What Was True In 2/2011 Marks Walker Now And Later

Monday, June 4, 2012

As John Doe probe defendant Tim Russell heads to a court hearing today, and Walker's  falsehood-laden PolitiFact ratings are on broad display (Dave Zweifel nails it), I thought I'd re-post an item I wrote in February, 2011 as a reminder that Walker's ethical deficits drove the state into the recall process, are at the root of his need for a legal defense fund, and are a signature trait dating to his murky political emergence at Marquette.

Saturday, February 26, 2011

Among Scott Walker's Deficits: Moral Authority

Scott Walker's poll numbers are dropping as he accelerates his anti-union worker offensive - - starting with his out-of-the-blue abolition of a half-century of collective bargaining, to declining to accept the very economic concessions he'd also demanded, to threatening layoffs into the thousands if he doesn't get that final, suicidal agreement to permanently end nearly all public worker bargaining.

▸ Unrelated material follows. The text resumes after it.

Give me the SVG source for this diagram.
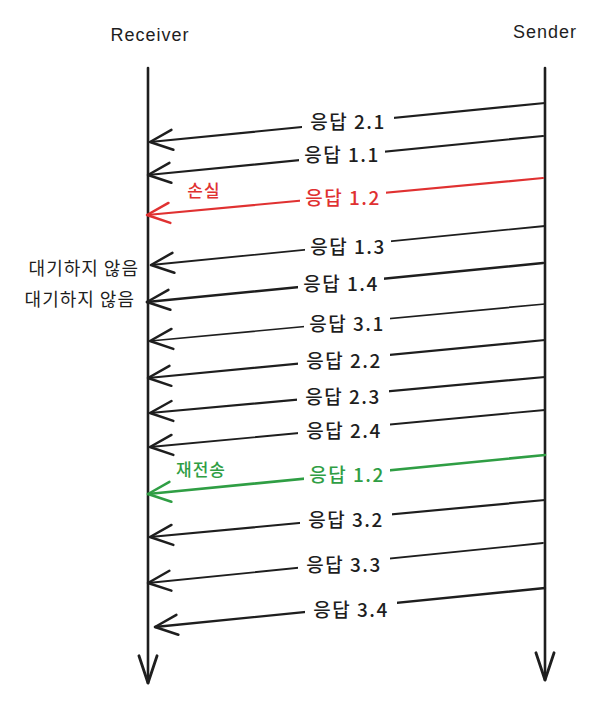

Public employees already conceded - - "Walker Wins! Walker Wins!" could already have been his headline suitable for framing and fund-raising -  to substantially reduced pay.

In effect, they swallowed hard and conceded against their will, but as realists, to be used as political cannon-fodder exactly the way Walker laid it out to the fake David Koch in that famously taped, prank call - - but still Walker wants everything - - without negotiations, without discussions or even adequate notice - - and here is the rub: after less than two months into his first term as Governor, having arrived there with 52% of the votes cast.

So why the peaceful but powerful uprising that followed Walker's pronouncements in Madison, across the state and throughout the country in solidarity with Wisconsin's public employees?

Why the still-growing crowd at the Capitol?

I think people feel Walker lacks the moral authority to so swiftly, so stealthily, and so profoundly change so many people's lives, careers and family stability.

If he were in his second or third term as Governor, if he had a reputation as a Wise Old Man, if he had a track record of crisis management or big thinking and successful problem-solving, if he had or could display sincerely a shred of compassion - - maybe he could justify what he is proposing and the way he went about it.

And only maybe.

But he does not have that background, and cannot conjure up its impression.

If Walker could communicate moral authority, the protest crowds would have been smaller and the counter-protesters who briefly showed up would have been present, in large numbers, because they had rushed to follow their leader into the struggle.

Walker sways no one.

He doesn't have the experience, language, influence and intuition required.

Yes, he has an all-consuming interest in political strategy and personal advancement, but those traits fail in solving this mess of his own creation because they enabled him to blunder his way in.

And they illuminated the path to the dark side he traveled in his talk with the fake David Koch (transcript here), where he displayed no real leadership while chit-chatting about planting provocateurs in the peaceful crowds and using the situation to push a far-right political and personal agenda.

I think when Walker is on TV, and certainly as he reveals himself on the prank call tape, he comes across as an arrogant whipper-snapper, intoxicated with his newly-gained position and power, but with no ability to consider a different course or display real empathy.

I think people when they see or hear Walker are saying some variation of "Who is this guy?"

The younger, harder-edged conservatives now running the GOP nationally and in Wisconsin have chased off the moderates, so there is no calm and deeper presence around Walker to fill in his internal deficits and pull him back from the brink.

There has been ample talk about de-coupling the economic concessions that Walker demanded and won from the bargaining rights' issue - - the politically-driven "bomb" that Walker said he dropped (again, see the tape transcript), and which now threatens to push everyone off the cliff.

Walker knows how to defuse the situation, but his ambition to be Reagan 2.0 by firing today's equivalent of the air traffic controllers, and to be Rush Limbaugh's new best friend, are probably too great a lure to such a one-dimensional, small-picture guy.

A leader with a stronger core would never have made this crazy proposal in the first place, then undercut himself so deeply in that narcissistic phone call, and stood by it so inflexibility as his powers of moral persuasion were exposed as nil.

That leader would have found a way out that was principally in the public interest, along with his own, too - - but first you'd have to have the willingness and awareness to have a pressing and genuine conversation with yourself before you could possibly hope to communicate effectively with people whom you have injured.